[Task]: Copy out the listing in full, exactly as written, but not its pictures.
+ + + +
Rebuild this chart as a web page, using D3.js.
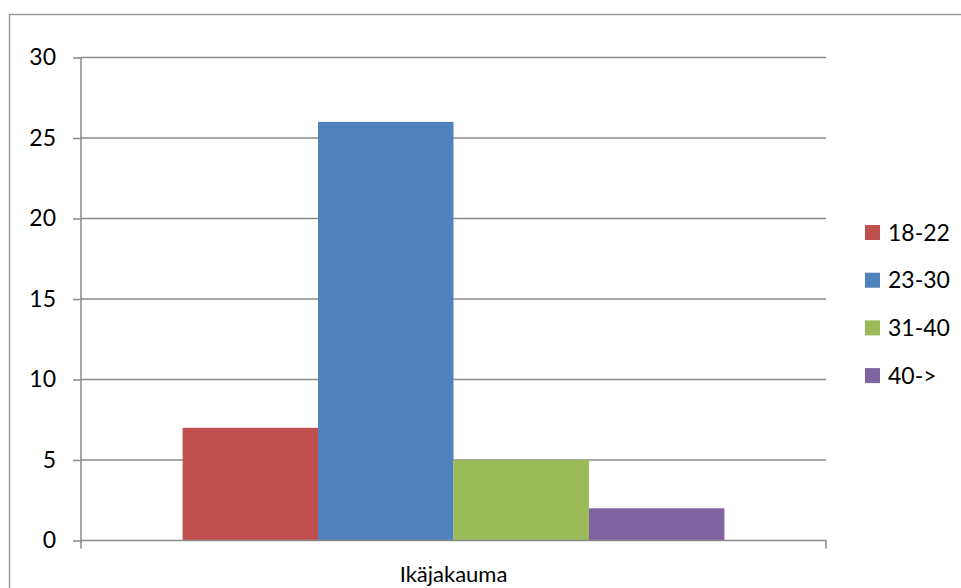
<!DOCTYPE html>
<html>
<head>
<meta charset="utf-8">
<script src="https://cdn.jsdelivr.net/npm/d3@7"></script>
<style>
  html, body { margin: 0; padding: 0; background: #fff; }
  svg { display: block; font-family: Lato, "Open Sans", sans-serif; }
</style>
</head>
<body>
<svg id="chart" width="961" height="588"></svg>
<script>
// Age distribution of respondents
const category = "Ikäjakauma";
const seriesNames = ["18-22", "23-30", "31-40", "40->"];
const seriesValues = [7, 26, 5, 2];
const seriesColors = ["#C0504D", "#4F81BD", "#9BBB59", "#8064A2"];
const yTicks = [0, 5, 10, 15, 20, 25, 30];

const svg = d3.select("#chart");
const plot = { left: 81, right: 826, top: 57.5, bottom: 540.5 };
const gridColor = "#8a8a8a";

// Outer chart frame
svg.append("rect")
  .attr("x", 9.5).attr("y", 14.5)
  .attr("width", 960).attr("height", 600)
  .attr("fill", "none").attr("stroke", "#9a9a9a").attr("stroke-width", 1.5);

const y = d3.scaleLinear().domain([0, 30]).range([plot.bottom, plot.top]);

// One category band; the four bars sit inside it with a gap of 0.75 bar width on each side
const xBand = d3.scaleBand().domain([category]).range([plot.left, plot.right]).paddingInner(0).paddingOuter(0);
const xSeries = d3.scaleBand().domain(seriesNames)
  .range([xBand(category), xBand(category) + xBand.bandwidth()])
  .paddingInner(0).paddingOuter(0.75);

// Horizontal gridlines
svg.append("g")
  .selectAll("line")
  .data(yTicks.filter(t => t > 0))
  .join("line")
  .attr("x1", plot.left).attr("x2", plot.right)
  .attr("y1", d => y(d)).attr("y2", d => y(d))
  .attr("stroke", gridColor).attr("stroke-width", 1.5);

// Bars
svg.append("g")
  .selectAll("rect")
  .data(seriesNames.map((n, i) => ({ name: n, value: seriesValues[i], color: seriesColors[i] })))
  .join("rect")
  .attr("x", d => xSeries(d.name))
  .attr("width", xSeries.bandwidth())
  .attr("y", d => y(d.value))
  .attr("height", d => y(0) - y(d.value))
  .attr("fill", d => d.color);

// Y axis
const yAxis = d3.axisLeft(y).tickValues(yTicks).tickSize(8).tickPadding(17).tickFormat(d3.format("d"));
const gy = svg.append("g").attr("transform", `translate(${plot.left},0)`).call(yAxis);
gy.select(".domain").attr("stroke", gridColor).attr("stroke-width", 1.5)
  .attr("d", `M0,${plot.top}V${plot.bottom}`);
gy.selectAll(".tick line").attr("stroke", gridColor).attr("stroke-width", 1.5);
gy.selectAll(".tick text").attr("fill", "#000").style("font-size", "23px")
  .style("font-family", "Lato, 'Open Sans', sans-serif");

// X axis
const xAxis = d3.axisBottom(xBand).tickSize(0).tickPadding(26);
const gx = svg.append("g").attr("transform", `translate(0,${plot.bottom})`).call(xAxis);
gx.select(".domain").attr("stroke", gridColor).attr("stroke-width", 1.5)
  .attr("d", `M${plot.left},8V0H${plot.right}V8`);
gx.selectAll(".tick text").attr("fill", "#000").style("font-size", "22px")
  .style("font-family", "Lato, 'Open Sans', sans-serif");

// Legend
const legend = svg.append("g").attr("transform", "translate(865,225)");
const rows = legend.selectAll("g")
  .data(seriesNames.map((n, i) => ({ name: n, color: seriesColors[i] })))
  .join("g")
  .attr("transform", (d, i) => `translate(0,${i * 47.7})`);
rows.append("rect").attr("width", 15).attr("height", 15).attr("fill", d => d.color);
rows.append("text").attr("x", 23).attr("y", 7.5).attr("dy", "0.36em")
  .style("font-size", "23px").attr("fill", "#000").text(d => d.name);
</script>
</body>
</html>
+ + + +
[Written solution]:
Rebuild this chart as a web page, using D3.js.
<!DOCTYPE html>
<html>
<head>
<meta charset="utf-8">
<script src="https://cdn.jsdelivr.net/npm/d3@7"></script>
<style>
  html, body { margin: 0; padding: 0; background: #fff; }
  svg { display: block; font-family: Lato, "Open Sans", sans-serif; }
</style>
</head>
<body>
<svg id="chart" width="961" height="588"></svg>
<script>
// Age distribution of respondents
const category = "Ikäjakauma";
const seriesNames = ["18-22", "23-30", "31-40", "40->"];
const seriesValues = [7, 26, 5, 2];
const seriesColors = ["#C0504D", "#4F81BD", "#9BBB59", "#8064A2"];
const yTicks = [0, 5, 10, 15, 20, 25, 30];

const svg = d3.select("#chart");
const plot = { left: 81, right: 826, top: 57.5, bottom: 540.5 };
const gridColor = "#8a8a8a";

// Outer chart frame
svg.append("rect")
  .attr("x", 9.5).attr("y", 14.5)
  .attr("width", 960).attr("height", 600)
  .attr("fill", "none").attr("stroke", "#9a9a9a").attr("stroke-width", 1.5);

const y = d3.scaleLinear().domain([0, 30]).range([plot.bottom, plot.top]);

// One category band; the four bars sit inside it with a gap of 0.75 bar width on each side
const xBand = d3.scaleBand().domain([category]).range([plot.left, plot.right]).paddingInner(0).paddingOuter(0);
const xSeries = d3.scaleBand().domain(seriesNames)
  .range([xBand(category), xBand(category) + xBand.bandwidth()])
  .paddingInner(0).paddingOuter(0.75);

// Horizontal gridlines
svg.append("g")
  .selectAll("line")
  .data(yTicks.filter(t => t > 0))
  .join("line")
  .attr("x1", plot.left).attr("x2", plot.right)
  .attr("y1", d => y(d)).attr("y2", d => y(d))
  .attr("stroke", gridColor).attr("stroke-width", 1.5);

// Bars
svg.append("g")
  .selectAll("rect")
  .data(seriesNames.map((n, i) => ({ name: n, value: seriesValues[i], color: seriesColors[i] })))
  .join("rect")
  .attr("x", d => xSeries(d.name))
  .attr("width", xSeries.bandwidth())
  .attr("y", d => y(d.value))
  .attr("height", d => y(0) - y(d.value))
  .attr("fill", d => d.color);

// Y axis
const yAxis = d3.axisLeft(y).tickValues(yTicks).tickSize(8).tickPadding(17).tickFormat(d3.format("d"));
const gy = svg.append("g").attr("transform", `translate(${plot.left},0)`).call(yAxis);
gy.select(".domain").attr("stroke", gridColor).attr("stroke-width", 1.5)
  .attr("d", `M0,${plot.top}V${plot.bottom}`);
gy.selectAll(".tick line").attr("stroke", gridColor).attr("stroke-width", 1.5);
gy.selectAll(".tick text").attr("fill", "#000").style("font-size", "23px")
  .style("font-family", "Lato, 'Open Sans', sans-serif");

// X axis
const xAxis = d3.axisBottom(xBand).tickSize(0).tickPadding(26);
const gx = svg.append("g").attr("transform", `translate(0,${plot.bottom})`).call(xAxis);
gx.select(".domain").attr("stroke", gridColor).attr("stroke-width", 1.5)
  .attr("d", `M${plot.left},8V0H${plot.right}V8`);
gx.selectAll(".tick text").attr("fill", "#000").style("font-size", "22px")
  .style("font-family", "Lato, 'Open Sans', sans-serif");

// Legend
const legend = svg.append("g").attr("transform", "translate(865,225)");
const rows = legend.selectAll("g")
  .data(seriesNames.map((n, i) => ({ name: n, color: seriesColors[i] })))
  .join("g")
  .attr("transform", (d, i) => `translate(0,${i * 47.7})`);
rows.append("rect").attr("width", 15).attr("height", 15).attr("fill", d => d.color);
rows.append("text").attr("x", 23).attr("y", 7.5).attr("dy", "0.36em")
  .style("font-size", "23px").attr("fill", "#000").text(d => d.name);
</script>
</body>
</html>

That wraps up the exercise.